Cars and screens: cinematic automobilities

A special issue of Film Studies

Co-edited by Elizabeth Parke and Will Straw

Scholarship on the relationship of film to “automobility” has traced the historical and technological interweaving of film and cars. Much of this work has focused on American cultural inflections of these two technologies, from the genre of the road movie through those films documenting southern California hot rod subcultures. In the years since volumes like Autopia (Peter Wollen and Joe Kerr, 2002), Crash (Karen Beckman, 2010), and Zoomscape (Mitchell Schwarzer, 2004) explored analogies between automobility and the experience of cinema, the growth of in-car display screens, dash scams and other technologies has rendered that relationship more complex.  So, too, has the use of personal screens in automobiles, the rise of driver-less and rider-sharing automobiles and a growing tendency to view the automobile as a challenge to doctrines of the pedestrian city. Elsewhere, in chic European films like Un homme et une femme (1966) or the opening sequence of The Italian Job (1969) the elegance of the modern automobile and picturesque character of European landscapes have fueled exercises of stylistic cinematic bravura.  Cinema and cars (and their attendant infrastructures, e.g., roads, bridges, gas stations, parking lots) have shaped our built urban environments, forming a symbiotic dyad, with the history of each marked by innovations that influence the other, leaping back and forth from screen to road. Both cars and films have changed our relationship to visuality, inflecting the ways we perceive the world, move through space and time, and in turn, experience (or expect to experience) distance and duration.

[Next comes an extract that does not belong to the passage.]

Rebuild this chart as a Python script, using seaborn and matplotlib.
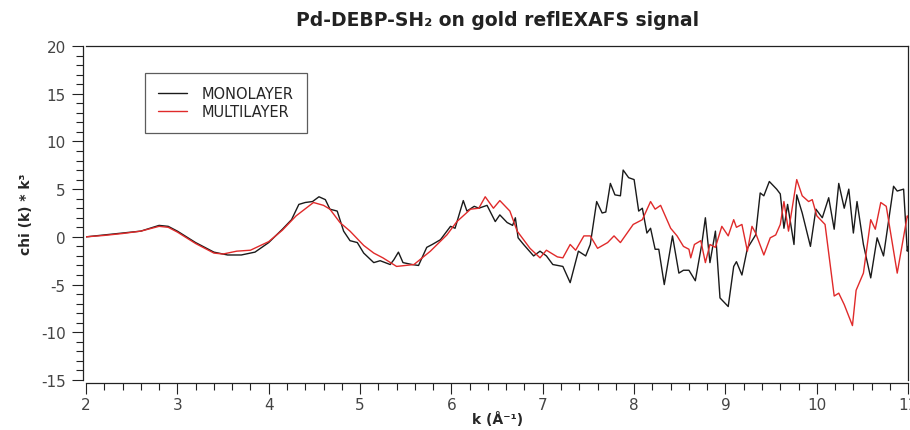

This special issue of Film Studies seeks to expand on the existing scholarship on film and automobility.  We invite articles that explore, in a theoretical sense, the historical relationship of the automobile to cinema.  We hope, as well, to expand the geographical and temporal frame through which this relationship might be understood, with articles exploring cinematic automobility from transnational perspectives or in non-Western contexts and proposals that consider this phenomenon in relation to a variety of audiovisual formats and vehicle types. Topics, for a 6000-8000 word essay to be delivered by 1 April 2019, may include (but are not limited to):

– business relationships between cars and film (e.g., studios’ ownership of car parks and petrol stations)

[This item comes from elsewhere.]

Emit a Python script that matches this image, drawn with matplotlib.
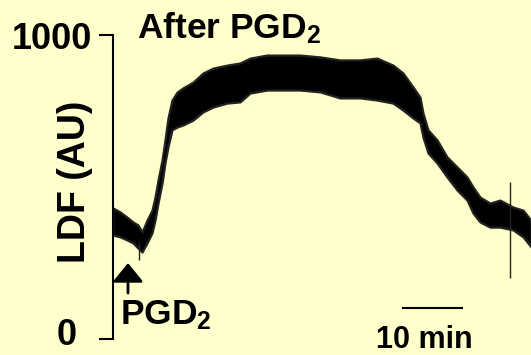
import numpy as np
import matplotlib.pyplot as plt

plt.rcParams['font.family'] = 'Liberation Sans'
plt.rcParams['font.weight'] = 'bold'
plt.rcParams['mathtext.fontset'] = 'custom'
plt.rcParams['mathtext.rm'] = 'Liberation Sans:bold'
plt.rcParams['mathtext.it'] = 'Liberation Sans:bold'
plt.rcParams['mathtext.bf'] = 'Liberation Sans:bold'

bg = '#FFFFCC'

# LDF trace envelope (min after start of recording, AU)
time_min = [0.0, 1.19, 2.37, 3.39, 4.24, 4.92, 5.76, 6.61, 7.12, 7.63,
            8.31, 8.81, 9.32, 10.0, 10.85, 11.86, 13.56, 15.25, 16.95,
            19.32, 21.53, 23.22, 26.1, 28.81, 31.69, 35.08, 38.47, 41.86,
            44.75, 47.46, 49.15, 50.85, 52.03, 52.54, 53.39, 54.92, 56.61,
            58.31, 60.0, 61.02, 62.2, 63.9, 65.59, 67.8, 69.49, 70.85]
ldf_upper = [431, 418, 401, 385, 375, 352, 391, 424, 467, 523,
             589, 655, 727, 786, 812, 826, 845, 875, 891,
             901, 908, 924, 934, 934, 934, 928, 918, 918,
             924, 901, 875, 829, 796, 743, 688, 655, 599,
             566, 533, 500, 467, 447, 457, 434, 424, 391]
ldf_lower = [342, 336, 326, 316, 299, 286, 316, 349, 391, 447,
             513, 579, 632, 688, 697, 704, 720, 747, 763,
             776, 780, 809, 819, 819, 819, 813, 793, 793,
             786, 776, 753, 727, 711, 664, 612, 579, 533,
             490, 457, 414, 385, 368, 368, 359, 336, 303]

# isolated spikes in the trace
spike_time = [4.4, 67.3]
spike_lo = [260, 201]
spike_hi = [320, 516]

pgd2_time = 2.54
scalebar_start = 49.15
scalebar_len = 10

fig = plt.figure(figsize=(5.31, 3.55), dpi=100, facecolor=bg)
ax = fig.add_axes([113 / 531, 16 / 355, 418 / 531, 304 / 355])
ax.set_facecolor(bg)

ax.fill_between(time_min, ldf_lower, ldf_upper, facecolor='black',
                edgecolor='#222222', lw=1.6)
ax.vlines(spike_time, spike_lo, spike_hi, color='#222222', lw=1)

ax.set_xlim(0, 418 / 5.9)
ax.set_ylim(0, 1000)
for s in ['top', 'right', 'bottom']:
    ax.spines[s].set_visible(False)
ax.spines['left'].set_linewidth(1.5)
ax.set_xticks([])
ax.set_yticks([0, 1000])
ax.set_yticklabels([])
ax.tick_params(axis='y', length=10, width=1.5, direction='out')

ytr = ax.get_yaxis_transform()
ax.text(-0.05, 985, '1000', transform=ytr, ha='right', va='center',
        fontsize=26, fontweight='bold')
ax.text(-0.086, -20, '0', transform=ytr, ha='right', va='baseline',
        fontsize=26, fontweight='bold', clip_on=False)

fig.text(75 / 531, 1 - 182 / 355, 'LDF (AU)', rotation=90, ha='center',
         va='center', fontsize=27, fontweight='bold')

fig.text(137 / 531, 1 - 38 / 355, 'After PGD$_2$', ha='left',
         va='baseline', fontsize=25.5, fontweight='bold')

# drug application marker
ax.annotate('', xy=(pgd2_time, 250), xytext=(pgd2_time, 151),
            arrowprops=dict(arrowstyle='-|>,head_length=0.58,head_width=0.47',
                            mutation_scale=20, lw=2, color='black',
                            shrinkA=0, shrinkB=0))
fig.text(120 / 531, 1 - 324 / 355, 'PGD$_2$', ha='left', va='baseline',
         fontsize=25.5, fontweight='bold')

# time scale bar
ax.plot([scalebar_start, scalebar_start + scalebar_len], [102, 102],
        color='black', lw=1.5, clip_on=False)
fig.text(424 / 531, 1 - 348 / 355, '10 min', ha='center', va='baseline',
         fontsize=22, fontweight='bold')

fig.savefig('out.png', dpi=100, facecolor=bg)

– car company industrial films and investments in filmmaking

– car-film aesthetic challenges and solutions (e.g., shooting in moving cars; auto-mobile production techniques)

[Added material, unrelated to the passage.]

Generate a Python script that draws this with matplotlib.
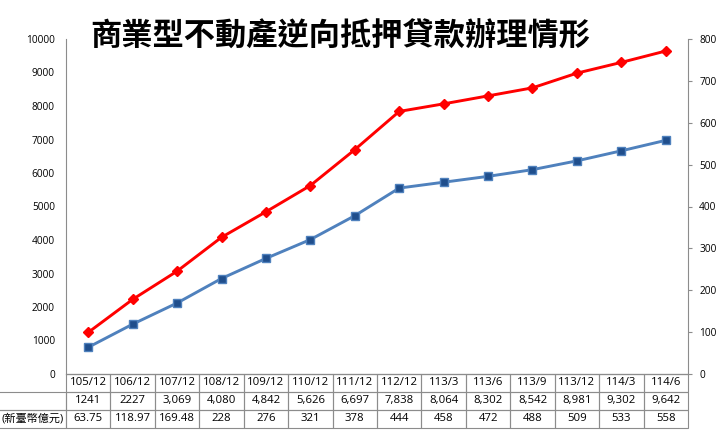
import matplotlib
matplotlib.use('Agg')
import matplotlib.pyplot as plt
from matplotlib.table import Table

plt.rcParams['font.family'] = ['Open Sans', 'Noto Sans CJK TC', 'DejaVu Sans']

# data
periods = ['105/12', '106/12', '107/12', '108/12', '109/12', '110/12', '111/12',
           '112/12', '113/3', '113/6', '113/9', '113/12', '114/3', '114/6']
cases = [1241, 2227, 3069, 4080, 4842, 5626, 6697,
         7838, 8064, 8302, 8542, 8981, 9302, 9642]
amount = [63.75, 118.97, 169.48, 228, 276, 321, 378,
          444, 458, 472, 488, 509, 533, 558]
row_labels = ['', '(新臺幣億元)']
title = '商業型不動產逆向抵押貸款辦理情形'

GRID = '#8c8c8c'

fig = plt.figure(figsize=(7.19, 4.32), dpi=100)
ax = fig.add_axes([66 / 719, 1 - 374 / 432, 622 / 719, 335 / 432])
ax2 = ax.twinx()

x = list(range(len(periods)))
ax.plot(x, cases, color='#ff0000', linewidth=2.1, marker='D', markersize=5.5,
        markerfacecolor='#ff0000', markeredgecolor='#ff0000', zorder=3)
ax2.plot(x, amount, color='#4f81bd', linewidth=2.1, marker='s', markersize=5.5,
         markerfacecolor='#1f4e8c', markeredgecolor='#4f81bd', markeredgewidth=1.0, zorder=3)

ax.set_xlim(-0.5, len(periods) - 0.5)
ax.set_ylim(0, 10000)
ax.set_yticks(range(0, 10001, 1000))
ax2.set_ylim(0, 800)
ax2.set_yticks(range(0, 801, 100))
ax.set_xticks([])

for a in (ax, ax2):
    for s in a.spines.values():
        s.set_color(GRID)
        s.set_linewidth(0.8)
    a.spines['top'].set_visible(False)
ax.spines['right'].set_visible(False)
ax2.spines['left'].set_visible(False)
ax.tick_params(axis='y', length=0, pad=8, labelsize=7.3)
ax2.tick_params(axis='y', length=3, width=0.8, color=GRID, pad=5, labelsize=7.3)

# data table under the plot
n = len(periods)
cw = 1.0 / n
rh = 0.161 / 3
lw = 75 / 622
tbl = Table(ax, bbox=[0, -0.161, 1, 0.161])
rows = [periods,
        [str(v) if i < 2 else f'{v:,}' for i, v in enumerate(cases)],
        [f'{v:g}' for v in amount]]
label_cells = []
for r, vals in enumerate(rows):
    for c, txt in enumerate(vals):
        cell = tbl.add_cell(r, c, cw, rh, text=txt, loc='center',
                            edgecolor=GRID, facecolor='none')
        cell.set_linewidth(0.8)
    if r > 0:
        cell = tbl.add_cell(r, -1, lw, rh, text=row_labels[r - 1], loc='right',
                            edgecolor=GRID, facecolor='none')
        cell.PAD = 0.03
        cell.set_linewidth(0.8)
        label_cells.append(cell)
tbl.auto_set_font_size(False)
tbl.set_fontsize(8.2)
for cell in label_cells:
    cell.get_text().set_fontsize(8.0)
ax.add_table(tbl)

fig.text(90 / 719, 1 - 37 / 432, title, fontsize=22.5, fontweight='bold',
         family='Noto Sans CJK TC', ha='left', va='center')

fig.savefig('out.png', dpi=100)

– ‘smaller screen realities’ which form part of the automobile experience: e.g., the small mobile screens of smartphones, built-in car interfaces, backup cameras, and dashcams

– case studies of car-film relationships that involve specific vehicle types (e.g., passenger cars, specific car models/brands, buses, taxis, motorcycles, mopeds, ride-sharing vehicles or autonomous cars)

– case studies of specific films, genre formats or cycles that hinge on motor vehicles

The editors will be contributing an introduction essay to the special issue outlining the major themes and research questions brought to light by the contributors.